Sous réserve de garder les mêmes ambitions, et nous croyons que l'intérêt de la France est de les conserver, la poursuite de la trajectoire de modernisation de notre modèle d'armée complet représente un effort supplémentaire compris entre 20 et 30 milliards d'euros supplémentaires sur une LPM.

L'une des singularités de la France est en effet qu'elle a prévu de pouvoir être nation-cadre dans l'hypothèse d'engagement majeur, c'est-à-dire de réunir autour d'elle et de piloter, dans un cadre ad hoc ou dans le cadre de l'OTAN, une coalition. C'est un outil de puissance et un poids diplomatique considérable auquel il serait très coûteux de renoncer. Dans l'histoire des cinquante ou soixante dernières années, la France a déjà consenti un effort de défense plus important qu'aujourd'hui. Je rappelle que pendant la Guerre froide, nous étions à 4 % voire 4,5 % du PIB. L'effort de défense représentait encore 3 % du PIB à la fin du septennat de Valéry Giscard d'Estaing et 2,4 % à la fin du premier septennat de François Mitterrand. Cet effort paraît donc raisonnable et rappelons qu'il n'a pas freiné la croissance française, loin de là, puisque les Trente Glorieuses se sont accompagnées de telles dépenses de défense.

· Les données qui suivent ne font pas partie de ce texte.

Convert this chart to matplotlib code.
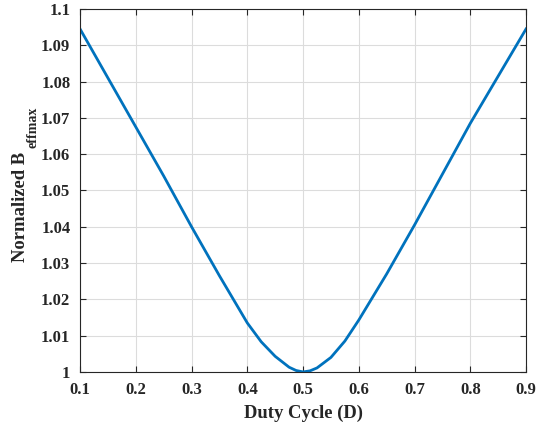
import matplotlib
matplotlib.use("Agg")
import matplotlib.pyplot as plt
from matplotlib.ticker import FormatStrFormatter

plt.rcParams["font.family"] = "Liberation Serif"
plt.rcParams["font.weight"] = "bold"

# values
duty = [0.1, 0.15, 0.2, 0.25, 0.3, 0.35, 0.4, 0.425, 0.45, 0.475, 0.4875,
        0.5, 0.5125, 0.525, 0.55, 0.575, 0.6, 0.65, 0.7, 0.75, 0.8, 0.85, 0.9]
b_norm = [1.0945, 1.081, 1.0675, 1.054, 1.040, 1.0265, 1.0135, 1.0083,
          1.0043, 1.0013, 1.0004, 1.0000, 1.0003, 1.0011, 1.0040, 1.0085,
          1.0143, 1.027, 1.0405, 1.0545, 1.0685, 1.0815, 1.0945]
x_ticks = [0.1, 0.2, 0.3, 0.4, 0.5, 0.6, 0.7, 0.8, 0.9]
y_ticks = [1.0, 1.01, 1.02, 1.03, 1.04, 1.05, 1.06, 1.07, 1.08, 1.09, 1.1]

fig = plt.figure(figsize=(5.52, 4.28), dpi=100)
ax = fig.add_axes([0.145, 0.131, 0.808, 0.848])
ax.plot(duty, b_norm, color="#0072BD", linewidth=2)

ax.set_xlim(0.1, 0.9)
ax.set_ylim(1.0, 1.1)
ax.set_xticks(x_ticks)
ax.set_yticks(y_ticks)
ax.yaxis.set_major_formatter(FormatStrFormatter("%g"))
ax.xaxis.set_major_formatter(FormatStrFormatter("%g"))
ax.grid(True, color="#dcdcdc", linewidth=0.8)
ax.set_axisbelow(True)
ax.tick_params(direction="in", top=True, right=True, labelsize=12,
               colors="#262626", length=4, pad=7)
for s in ax.spines.values():
    s.set_color("#262626")
    s.set_linewidth(0.8)

ax.set_xlabel("Duty Cycle (D)", fontsize=13.4, fontweight="bold",
              color="#262626", labelpad=5)

# y label with a larger subscript, MATLAB style
fig.text(0.038, 0.516, "Normalized B", rotation=90, ha="center", va="center",
         fontsize=13.4, fontweight="bold", color="#262626")
fig.text(0.060, 0.703, "effmax", rotation=90, ha="center", va="center",
         fontsize=10, fontweight="bold", color="#262626")

fig.savefig("out.png", dpi=100)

J'ajoute que le multiplicateur keynésien joue à plein s'agissant des industries de défense. Un euro investi dans l'industrie de défense rapporte entre 1,7 et 2,3 euros à dix ans, selon les modes de calcul de ce multiplicateur. L'argent investi dans la défense n'est donc pas de l'argent dépensé à fonds perdus, d'autant plus que la défense est un secteur plus vital pour notre économie, plus en France que chez nos alliés, notamment allemands. L'industrie allemande, même avec moins d'industries de défense, se porte très bien. En France, l'industrie de défense est majeure pour notre économie, avec 4 000 petites et moyennes entreprises réparties sur tout le territoire, et une dimension duale, c'est-à-dire une capacité à développer des technologies de pointe utiles pour les militaires mais aussi dans le monde civil. C'est pourquoi je pense que l'effort que nous proposons serait conséquent mais pas déraisonnable. A contrario, le rogner serait regrettable eu égard à nos ambitions. Les aléas budgétaires sont l'un des grands dangers qui menacent notre outil de défense. Il faut une ascension régulière et prévisible des crédits budgétaires, une programmation respectée comme cela a été fait jusqu'à présent. Ce sera aux députés de la prochaine législature d'en décider et de porter cette programmation.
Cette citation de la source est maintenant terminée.